LITTLE ROCK, Ark. - The proposed EPA rule to reduce carbon pollution from power plants won't be free - but allowing climate change to continue without taking any measures to curtail it may be far more costly.

A new report from the Business Forward Foundation crunched the numbers of the auto industry, measuring the cost of the new EPA standards against the cost of the problem the standards are trying to address. Report author Jim Doyle says severe weather caused or aggravated by climate change is having a massive impact on auto manufacturing.

"Severe weather has closed bridges, flooded factories, warped train tracks, threatened ports and slowed shipping," says Doyle. "Auto plants are losing days of production to severe weather - some are losing weeks - and by comparison the cost of these standards is minute."

According to the report, a six percent increase in electricity rates will cost manufacturers just seven dollars more per vehicle produced. But Doyle says because the auto industry operates a sophisticated global supply chain, a plant loses more - $1.25 million for each hour lost - when severe weather forces a shutdown.

Possibly even more important for Arkansas are the impacts on recreation and tourism - a $1.8 billion industry in the state.

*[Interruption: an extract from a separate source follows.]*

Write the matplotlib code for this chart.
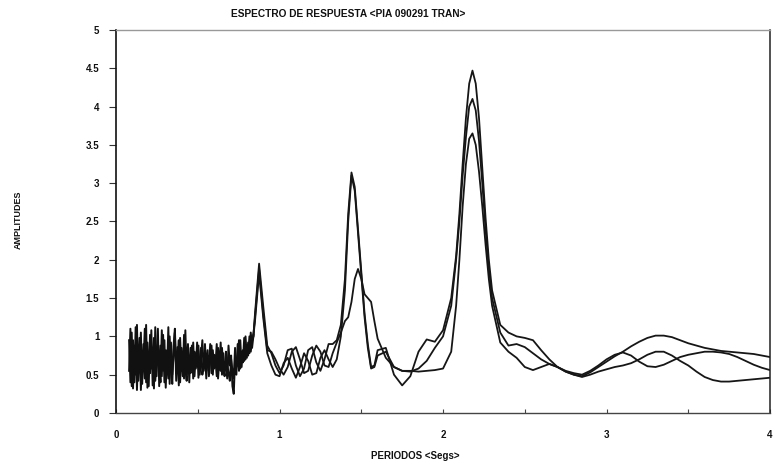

John Gale, sportsmen's outreach campaign manager with the National Wildlife Foundation, says folks who spent a great deal of time in the outdoors are already seeing the impact of climate change. For many of them it's personal.

"We're Mother Nature's first responders," explains Gale. "I've been hunting the same places for generations and generations. I'm not talking about defending a political party or another. We're talking about what are we going to pass down."

According to David Foster, the executive director of the Blue Green Alliance, as the nation transitions to cleaner energy there are lessons already learned from when the U.S. instituted new fuel economy rules. He says those standards revived the collapsed auto industry.

"A million jobs as a result of embracing higher environmental standards and innovation is the driver of the 21st-century economy," says Foster. "We need to do for the energy sector exactly what we did for the automotive sector."

Foster says disruptions caused by climate change threaten other industries as well, resulting in lost business opportunities, jobs, income for workers and revenue for communities.